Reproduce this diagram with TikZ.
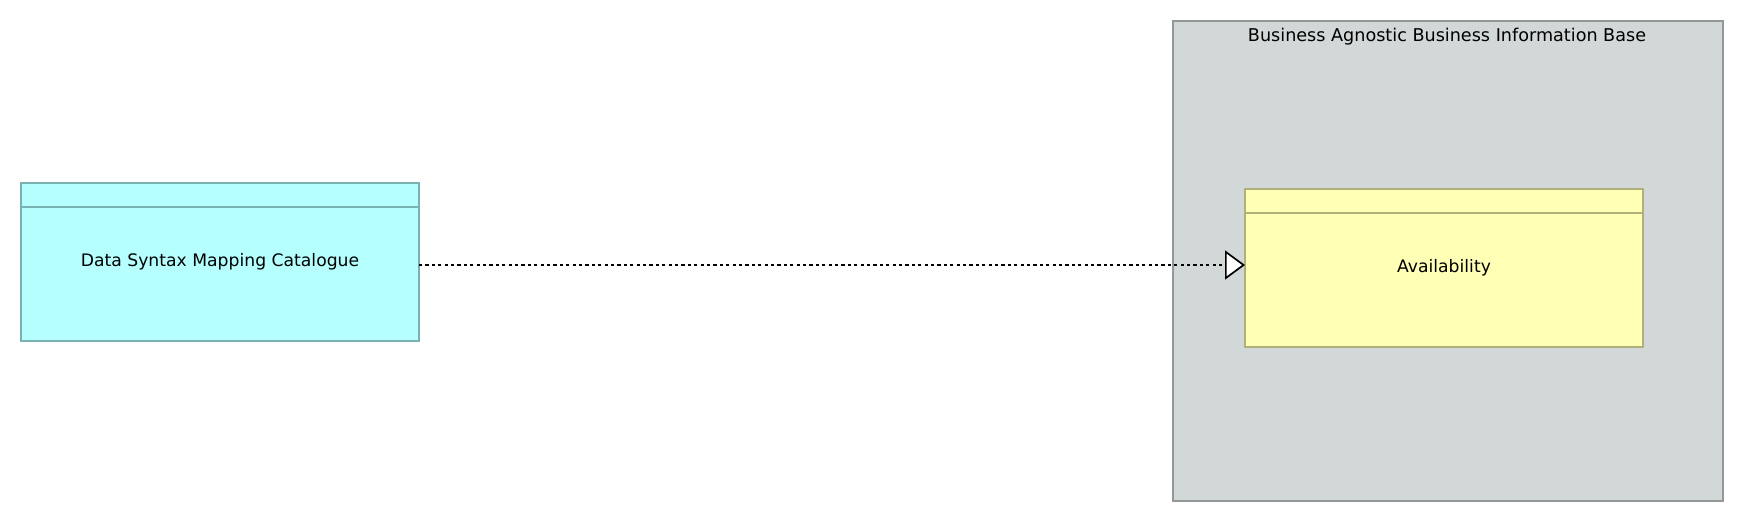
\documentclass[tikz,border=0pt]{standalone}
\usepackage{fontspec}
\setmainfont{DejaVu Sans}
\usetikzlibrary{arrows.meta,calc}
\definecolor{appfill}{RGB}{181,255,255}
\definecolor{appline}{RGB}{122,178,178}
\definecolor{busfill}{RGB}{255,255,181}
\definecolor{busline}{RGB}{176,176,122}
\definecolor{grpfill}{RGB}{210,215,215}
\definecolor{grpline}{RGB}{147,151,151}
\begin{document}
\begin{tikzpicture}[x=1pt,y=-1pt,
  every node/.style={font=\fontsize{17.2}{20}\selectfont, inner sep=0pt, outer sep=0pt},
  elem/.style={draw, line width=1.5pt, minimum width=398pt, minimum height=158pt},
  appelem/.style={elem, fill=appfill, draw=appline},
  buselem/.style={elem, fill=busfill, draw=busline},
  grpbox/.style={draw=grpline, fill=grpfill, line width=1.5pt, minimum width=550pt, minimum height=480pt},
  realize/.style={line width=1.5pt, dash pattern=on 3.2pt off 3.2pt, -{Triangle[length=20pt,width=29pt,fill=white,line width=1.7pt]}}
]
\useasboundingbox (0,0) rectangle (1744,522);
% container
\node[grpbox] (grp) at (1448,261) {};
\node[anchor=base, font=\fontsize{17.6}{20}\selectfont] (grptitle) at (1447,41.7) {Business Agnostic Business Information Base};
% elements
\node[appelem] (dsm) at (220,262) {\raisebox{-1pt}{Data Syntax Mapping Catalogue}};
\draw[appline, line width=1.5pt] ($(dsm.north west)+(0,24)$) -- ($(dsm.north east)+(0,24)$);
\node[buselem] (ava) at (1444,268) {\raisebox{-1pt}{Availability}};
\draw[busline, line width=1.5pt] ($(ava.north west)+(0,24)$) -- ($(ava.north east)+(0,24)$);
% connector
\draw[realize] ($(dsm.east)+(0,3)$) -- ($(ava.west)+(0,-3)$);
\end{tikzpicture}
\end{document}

**********

Given task = Reproduce the whole listing above word for word, but not its pictures.

Exercise result =
Reproduce this diagram with TikZ.
\documentclass[tikz,border=0pt]{standalone}
\usepackage{fontspec}
\setmainfont{DejaVu Sans}
\usetikzlibrary{arrows.meta,calc}
\definecolor{appfill}{RGB}{181,255,255}
\definecolor{appline}{RGB}{122,178,178}
\definecolor{busfill}{RGB}{255,255,181}
\definecolor{busline}{RGB}{176,176,122}
\definecolor{grpfill}{RGB}{210,215,215}
\definecolor{grpline}{RGB}{147,151,151}
\begin{document}
\begin{tikzpicture}[x=1pt,y=-1pt,
  every node/.style={font=\fontsize{17.2}{20}\selectfont, inner sep=0pt, outer sep=0pt},
  elem/.style={draw, line width=1.5pt, minimum width=398pt, minimum height=158pt},
  appelem/.style={elem, fill=appfill, draw=appline},
  buselem/.style={elem, fill=busfill, draw=busline},
  grpbox/.style={draw=grpline, fill=grpfill, line width=1.5pt, minimum width=550pt, minimum height=480pt},
  realize/.style={line width=1.5pt, dash pattern=on 3.2pt off 3.2pt, -{Triangle[length=20pt,width=29pt,fill=white,line width=1.7pt]}}
]
\useasboundingbox (0,0) rectangle (1744,522);
% container
\node[grpbox] (grp) at (1448,261) {};
\node[anchor=base, font=\fontsize{17.6}{20}\selectfont] (grptitle) at (1447,41.7) {Business Agnostic Business Information Base};
% elements
\node[appelem] (dsm) at (220,262) {\raisebox{-1pt}{Data Syntax Mapping Catalogue}};
\draw[appline, line width=1.5pt] ($(dsm.north west)+(0,24)$) -- ($(dsm.north east)+(0,24)$);
\node[buselem] (ava) at (1444,268) {\raisebox{-1pt}{Availability}};
\draw[busline, line width=1.5pt] ($(ava.north west)+(0,24)$) -- ($(ava.north east)+(0,24)$);
% connector
\draw[realize] ($(dsm.east)+(0,3)$) -- ($(ava.west)+(0,-3)$);
\end{tikzpicture}
\end{document}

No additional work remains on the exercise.